"Kami optimistis nilai tukar rupiah akan membaik tahun depan," kata Direktur Eksekutif Departemen Komunikasi BI Difi A. Johansyah dalam pelatihan wartawan ekonomi perbankan di Bandung, mulai Sabtu (7/12) hingga Minggu.
Ia menyebutkan, jika saat ini nilai rupiah mencapai sekitar Rp12.000 per dolar AS, itu merupakan hal yang memang selalu terjadi pada akhir tahun.
"Akhir tahun memang selalu bergejolak dan memang angka Rp12.000 per dolar AS sudah undervalue," kata Difi.
Ia memperkirakan nilai tukar rupiah akan membaik pada akhir Semester I atau paling tidak awal Semester II 2014. Pada saat itu nilai tukar rupiah akan berada di bawah Rp11.000 per dolar AS.
"Menjelang atau setelah pemilu, nilai tukar rupiah biasanya menguat," katanya.
Ia menyebutkan kinerja ekspor nonmigas juga sudah menunjukkan perbaikan karena perekonomian AS dan China mulai bergerak lagi sehingga impor mereka akan meningkat lagi.
Menurut dia, pelemahan nilai tukar rupiah bukan kiamat. Salah satu penyebab melemahnya nilai tukar rupiah adalah tingginya impor sehingga permintaan valuta asing meningkat.
"Di negara-negara yang memiliki basis produksi yang kuat, pelemahan kurs justru memberikan keuntungan kepada produsen dalam negeri," katanya.

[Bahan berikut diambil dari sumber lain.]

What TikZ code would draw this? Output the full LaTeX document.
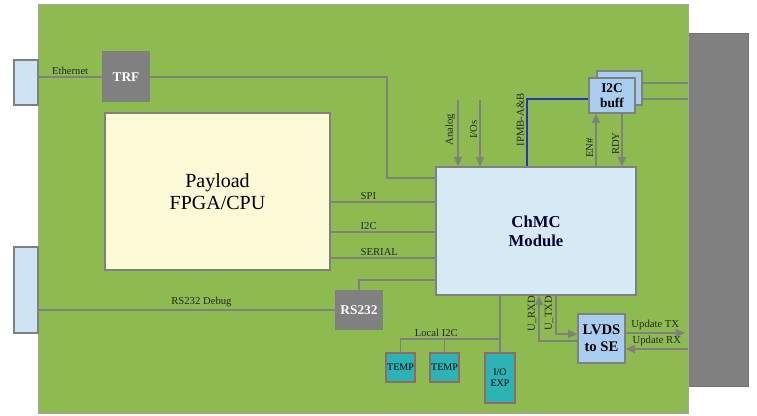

Sementara itu, Direktur Departemen Kebijakan Ekonomi dan Moneter Solikin M. Juhro mengatakan bahwa BI telah menempuh sejumlah kebijakan terkait dengan nilai tukar rupiah, baik kebijakan moneter, kebijakan stabilisasi nilai tukar rupiah, maupun kebijakan makroprudensial.
Kebijakan moneter meliputi kebijakan menaikkan suku bunga hingga 175 basis poin sebagai respons atas kenaikan ekspektasi inflasi dan mendorong aliran masuk modal asing dan stabilitas nilai tukar.